Facebook ‘deactivation’ does not equal ‘cancellation’

If you value your privacy, you may have decided to cancel your Facebook account. You may even think you’ve already done that by deactivating your account. If so, you’d be mistaken.

It’s fairly easy to go to Facebook and “deactivate” your account. Probably because doing so doesn’t actually delete your information. It only removes your page from public view. All your info is still there, waiting to be reactivated and still accessible to Facebook for their use or abuse. To actually remove your information, you must “cancel” your account.  (Beats me why anyone would want to deactivate an account; I’ll bet everyone who’s done so thought they were deleting/canceling their account.)

For obvious reasons, Facebook doesn’t make the cancellation option obvious. In fact, I was unable to find it when I decided to cancel my rarely used account. It can be done though, as explained at WikiHow. Thought you might like to know.

Thanks to Adrian Perez over at Primevector for the tip.

5 thoughts on “Facebook ‘deactivation’ does not equal ‘cancellation’

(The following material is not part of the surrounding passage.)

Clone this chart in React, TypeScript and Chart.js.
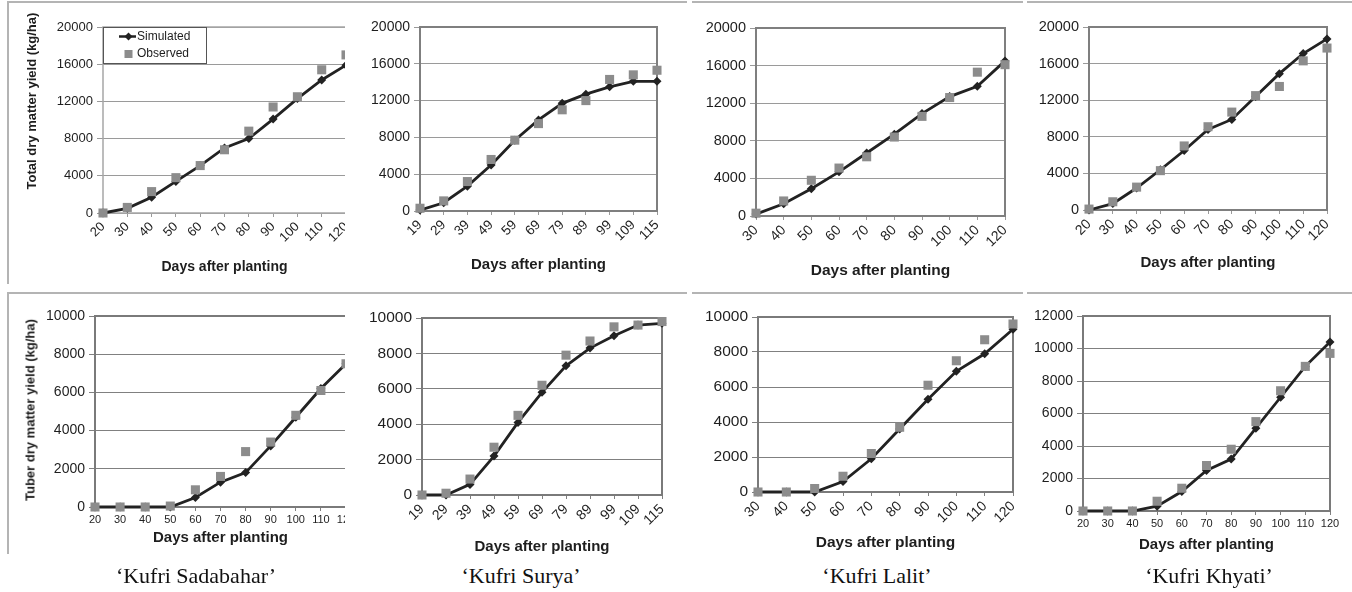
import React, { useEffect, useRef } from "react";
import { Chart, registerables } from "chart.js";

Chart.register(...registerables);

const FONT = '"Liberation Sans", Arial, Helvetica, sans-serif';
const TEXT = "#1e1e1e";
const SIM_COLOR = "#222222";
const OBS_COLOR = "#8c8c8c";

// ---------- Data ----------
const daysSadabahar = ["20", "30", "40", "50", "60", "70", "80", "90", "100", "110", "120"];
const daysSurya = ["19", "29", "39", "49", "59", "69", "79", "89", "99", "109", "115"];
const daysLalit = ["30", "40", "50", "60", "70", "80", "90", "100", "110", "120"];
const daysKhyati = ["20", "30", "40", "50", "60", "70", "80", "90", "100", "110", "120"];

const totalSimSadabahar = [0, 500, 1700, 3400, 5100, 7000, 8000, 10100, 12300, 14300, 15900];
const totalObsSadabahar = [0, 600, 2300, 3800, 5100, 6800, 8800, 11400, 12500, 15400, 17000];
const totalSimSurya = [100, 900, 2700, 5000, 7700, 9900, 11700, 12700, 13500, 14100, 14100];
const totalObsSurya = [300, 1100, 3200, 5600, 7700, 9500, 11000, 12000, 14300, 14800, 15300];
const totalSimLalit = [200, 1300, 2900, 4700, 6700, 8700, 10900, 12700, 13800, 16500];
const totalObsLalit = [300, 1600, 3800, 5100, 6300, 8400, 10600, 12600, 15300, 16100];
const totalSimKhyati = [0, 700, 2400, 4400, 6500, 8800, 9900, 12400, 14900, 17100, 18700];
const totalObsKhyati = [100, 900, 2500, 4300, 7000, 9100, 10700, 12500, 13500, 16300, 17700];

const tuberSimSadabahar = [0, 0, 0, 0, 500, 1300, 1800, 3200, 4700, 6200, 7500];
const tuberObsSadabahar = [0, 0, 0, 50, 900, 1600, 2900, 3400, 4800, 6100, 7500];
const tuberSimSurya = [0, 0, 600, 2200, 4100, 5800, 7300, 8300, 9000, 9600, 9700];
const tuberObsSurya = [0, 100, 900, 2700, 4500, 6200, 7900, 8700, 9500, 9600, 9800];
const tuberSimLalit = [0, 0, 0, 600, 1900, 3600, 5300, 6900, 7900, 9300];
const tuberObsLalit = [0, 0, 200, 900, 2200, 3700, 6100, 7500, 8700, 9600];
const tuberSimKhyati = [0, 0, 0, 300, 1200, 2500, 3200, 5100, 7000, 8900, 10400];
const tuberObsKhyati = [0, 0, 0, 600, 1400, 2800, 3800, 5500, 7400, 8900, 9700];

const totalMax = 20000;
const totalStep = 4000;
const tuberMax = 10000;
const tuberMaxKhyati = 12000;
const tuberStep = 2000;

const xTitle = "Days after planting";
const yTitleTotal = "Total dry matter yield (kg/ha)";
const yTitleTuber = "Tuber dry matter yield (kg/ha)";
const cultivars = ["\u2018Kufri Sadabahar\u2019", "\u2018Kufri Surya\u2019", "\u2018Kufri Lalit\u2019", "\u2018Kufri Khyati\u2019"];

// ---------- Layout ----------
type PanelCfg = {
  labels: string[];
  sim: number[];
  obs: number[];
  max: number;
  step: number;
  L: number; T: number; R: number; B: number;
  titleY: number;
  rotate: boolean;
  yTickFont: number;
  xTickFont: number;
  titleFont: number;
  gridColor: string;
  frameColor: string;
  frameWidth: number;
  legend?: boolean;
  clipRight?: number;
};

const panels: PanelCfg[] = [
  { labels: daysSadabahar, sim: totalSimSadabahar, obs: totalObsSadabahar, max: totalMax, step: totalStep,
    L: 103, T: 27, R: 346, B: 213, titleY: 267, rotate: true, yTickFont: 13, xTickFont: 13, titleFont: 14,
    gridColor: "#9a9a9a", frameColor: "#a6a6a6", frameWidth: 1.5, legend: true, clipRight: 345 },
  { labels: daysSurya, sim: totalSimSurya, obs: totalObsSurya, max: totalMax, step: totalStep,
    L: 420, T: 27, R: 657, B: 211, titleY: 265, rotate: true, yTickFont: 14, xTickFont: 13.5, titleFont: 15,
    gridColor: "#9a9a9a", frameColor: "#7f7f7f", frameWidth: 2 },
  { labels: daysLalit, sim: totalSimLalit, obs: totalObsLalit, max: totalMax, step: totalStep,
    L: 756, T: 28, R: 1005, B: 216, titleY: 271, rotate: true, yTickFont: 14.5, xTickFont: 14, titleFont: 15.5,
    gridColor: "#9a9a9a", frameColor: "#7f7f7f", frameWidth: 2 },
  { labels: daysKhyati, sim: totalSimKhyati, obs: totalObsKhyati, max: totalMax, step: totalStep,
    L: 1089, T: 27, R: 1327, B: 210, titleY: 263, rotate: true, yTickFont: 14.5, xTickFont: 14, titleFont: 15,
    gridColor: "#9a9a9a", frameColor: "#7f7f7f", frameWidth: 2 },
  { labels: daysSadabahar, sim: tuberSimSadabahar, obs: tuberObsSadabahar, max: tuberMax, step: tuberStep,
    L: 95, T: 316, R: 346, B: 507, titleY: 538, rotate: false, yTickFont: 14, xTickFont: 11, titleFont: 15,
    gridColor: "#808080", frameColor: "#7a7a7a", frameWidth: 2, clipRight: 345 },
  { labels: daysSurya, sim: tuberSimSurya, obs: tuberObsSurya, max: tuberMax, step: tuberStep,
    L: 422, T: 318, R: 662, B: 495, titleY: 547, rotate: true, yTickFont: 15.5, xTickFont: 14, titleFont: 15,
    gridColor: "#808080", frameColor: "#7a7a7a", frameWidth: 2 },
  { labels: daysLalit, sim: tuberSimLalit, obs: tuberObsLalit, max: tuberMax, step: tuberStep,
    L: 758, T: 317, R: 1013, B: 492, titleY: 543, rotate: true, yTickFont: 15.5, xTickFont: 14, titleFont: 15.5,
    gridColor: "#808080", frameColor: "#7a7a7a", frameWidth: 2 },
  { labels: daysKhyati, sim: tuberSimKhyati, obs: tuberObsKhyati, max: tuberMaxKhyati, step: tuberStep,
    L: 1083, T: 316, R: 1330, B: 511, titleY: 545, rotate: false, yTickFont: 14, xTickFont: 11, titleFont: 15,
    gridColor: "#808080", frameColor: "#7a7a7a", frameWidth: 2 },
];

function makeFrame(color: string, width: number) {
  return {
    id: "plotFrame",
    beforeDatasetsDraw(chart: any) {
      const { ctx, chartArea: a } = chart;
      ctx.save();
      ctx.strokeStyle = color;
      ctx.lineWidth = width;
      ctx.strokeRect(a.left, a.top, a.right - a.left, a.bottom - a.top);
      ctx.restore();
    },
  };
}

const boxLegend = {
  id: "boxLegend",
  afterDatasetsDraw(chart: any) {
    const { ctx, chartArea: a } = chart;
    const sim = chart.data.datasets[0];
    const obs = chart.data.datasets[1];
    const x0 = a.left;
    const y0 = a.top;
    const w = 103;
    const h = 36;
    ctx.save();
    ctx.fillStyle = "#ffffff";
    ctx.fillRect(x0, y0, w, h);
    ctx.strokeStyle = "#555555";
    ctx.lineWidth = 1;
    ctx.strokeRect(x0 + 0.5, y0 + 0.5, w, h);
    // Simulated sample
    const ys = y0 + 9.5;
    ctx.strokeStyle = sim.borderColor;
    ctx.lineWidth = 2.5;
    ctx.beginPath();
    ctx.moveTo(x0 + 16, ys);
    ctx.lineTo(x0 + 33, ys);
    ctx.stroke();
    ctx.fillStyle = sim.backgroundColor;
    ctx.beginPath();
    const cx = x0 + 25.5;
    const r = 4;
    ctx.moveTo(cx - r, ys);
    ctx.lineTo(cx, ys - r);
    ctx.lineTo(cx + r, ys);
    ctx.lineTo(cx, ys + r);
    ctx.closePath();
    ctx.fill();
    // Observed sample
    const yo = y0 + 27;
    ctx.fillStyle = obs.backgroundColor;
    ctx.fillRect(x0 + 21.5, yo - 4, 8, 8);
    // Texts
    ctx.fillStyle = TEXT;
    ctx.font = `12px ${FONT}`;
    ctx.textBaseline = "middle";
    ctx.textAlign = "left";
    ctx.fillText(sim.label, x0 + 34, ys);
    ctx.fillText(obs.label, x0 + 34, yo);
    ctx.restore();
  },
};

function ChartPanel({ p }: { p: PanelCfg }) {
  const ref = useRef<HTMLCanvasElement | null>(null);
  const lhT = p.titleFont * 1.2;
  const cl = p.L - 75;
  const ct = p.T - 22;
  const cr = p.R + 18;
  const cb = p.titleY + lhT / 2 + 2;
  const W = Math.round(cr - cl);
  const H = Math.round(cb - ct);

  useEffect(() => {
    const padTop = p.T - ct;
    const padRight = cl + W - p.R;
    const yW = p.L - cl;
    const xH = ct + H - p.B;
    const titlePadBottom = ct + H - p.titleY - lhT / 2;
    const plugins: any[] = [makeFrame(p.frameColor, p.frameWidth)];
    if (p.legend) plugins.push(boxLegend);
    const chart = new Chart(ref.current as HTMLCanvasElement, {
      type: "line",
      data: {
        labels: p.labels,
        datasets: [
          {
            label: "Simulated",
            data: p.sim,
            order: 2,
            borderColor: SIM_COLOR,
            backgroundColor: SIM_COLOR,
            borderWidth: 2.8,
            pointStyle: "rectRot",
            pointRadius: 4.5,
            pointHoverRadius: 4.5,
            pointBorderWidth: 0,
            tension: 0,
            clip: false as any,
          },
          {
            label: "Observed",
            data: p.obs,
            order: 1,
            showLine: false,
            borderColor: OBS_COLOR,
            backgroundColor: OBS_COLOR,
            pointStyle: "rect",
            pointRadius: 6.4,
            pointHoverRadius: 6.4,
            pointBorderWidth: 0,
            clip: false as any,
          },
        ],
      },
      options: {
        responsive: false,
        animation: false,
        devicePixelRatio: 1,
        layout: { padding: { left: 0, top: padTop, right: padRight, bottom: 0 } },
        plugins: { legend: { display: false }, tooltip: { enabled: false } },
        scales: {
          x: {
            type: "category",
            offset: false,
            grid: { drawOnChartArea: false, color: p.gridColor, tickLength: 4 },
            border: { display: false },
            ticks: {
              autoSkip: false,
              minRotation: p.rotate ? 45 : 0,
              maxRotation: p.rotate ? 45 : 0,
              padding: 2,
              color: TEXT,
              font: { size: p.xTickFont, family: FONT },
            },
            title: {
              display: true,
              text: xTitle,
              color: TEXT,
              font: { size: p.titleFont, weight: "bold", family: FONT },
              padding: { top: 0, bottom: titlePadBottom },
            },
            afterFit: (s: any) => {
              s.height = xH;
            },
          },
          y: {
            min: 0,
            max: p.max,
            grid: { color: p.gridColor, lineWidth: 1, tickLength: 6 },
            border: { display: false },
            ticks: {
              stepSize: p.step,
              padding: 4,
              color: TEXT,
              font: { size: p.yTickFont, family: FONT },
              callback: (v: any) => String(v),
            },
            afterFit: (s: any) => {
              s.width = yW;
            },
          },
        },
      } as any,
      plugins,
    });
    return () => chart.destroy();
  }, []);

  const canvas = (
    <canvas
      ref={ref}
      width={W}
      height={H}
      style={{ position: "absolute", left: cl, top: ct, width: W, height: H }}
    />
  );
  if (p.clipRight) {
    return (
      <div style={{ position: "absolute", left: 0, top: 0, width: p.clipRight, height: 592, overflow: "hidden" }}>
        {canvas}
      </div>
    );
  }
  return canvas;
}

const lineColor = "#b4b4b4";
const hLines = [
  { x1: 8, x2: 687, y: 1 }, { x1: 692, x2: 1023, y: 1 }, { x1: 1027, x2: 1352, y: 1 },
  { x1: 8, x2: 687, y: 292 }, { x1: 692, x2: 1023, y: 292 }, { x1: 1027, x2: 1352, y: 292 },
];
const vLines = [
  { x: 7, y1: 1, y2: 284 },
  { x: 7, y1: 292, y2: 554 },
];

const captionX = [196, 521, 877, 1209];

export default function App() {
  return (
    <div
      style={{
        position: "absolute",
        left: 0,
        top: 0,
        width: 1352,
        height: 592,
        background: "#ffffff",
        overflow: "hidden",
      }}
    >
      {hLines.map((l, i) => (
        <div key={"h" + i} style={{ position: "absolute", left: l.x1, top: l.y, width: l.x2 - l.x1, height: 2, background: lineColor }} />
      ))}
      {vLines.map((l, i) => (
        <div key={"v" + i} style={{ position: "absolute", left: l.x, top: l.y1, width: 2, height: l.y2 - l.y1, background: lineColor }} />
      ))}
      {panels.map((p, i) => (
        <ChartPanel key={i} p={p} />
      ))}
      <div
        style={{
          position: "absolute", left: 31, top: 101, transform: "translate(-50%, -50%) rotate(-90deg)",
          whiteSpace: "nowrap", font: `bold 13px ${FONT}`, color: TEXT,
        }}
      >
        {yTitleTotal}
      </div>
      <div
        style={{
          position: "absolute", left: 30, top: 410, transform: "translate(-50%, -50%) rotate(-90deg)",
          whiteSpace: "nowrap", font: `bold 13px ${FONT}`, color: TEXT,
        }}
      >
        {yTitleTuber}
      </div>
      {cultivars.map((c, i) => (
        <div
          key={"c" + i}
          style={{
            position: "absolute", left: captionX[i], top: 576, transform: "translate(-50%, -50%)",
            whiteSpace: "nowrap", font: `22px "Liberation Serif", "Times New Roman", serif`, color: "#111",
          }}
        >
          {c}
        </div>
      ))}
    </div>
  );
}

  1. Worth knowing. I’ve never had a Facebook account, and have no desire to get one, but my 15 year old does, and sometimes I feel like deleting her whole account! The whole concept of sharing every tiny detail with a group of strangers seems dangerous to me.
    The only reason I opened an account was to be able to see a page from a popular nature webcam I’ve been following. With yet another flap about Facebook and privacy, I decided it just wasn’t worth the risk.

  2. I’m still okay with FB but may be looking to ‘cancel’ in the near future.
    Great idea but the amount of info shared scares me.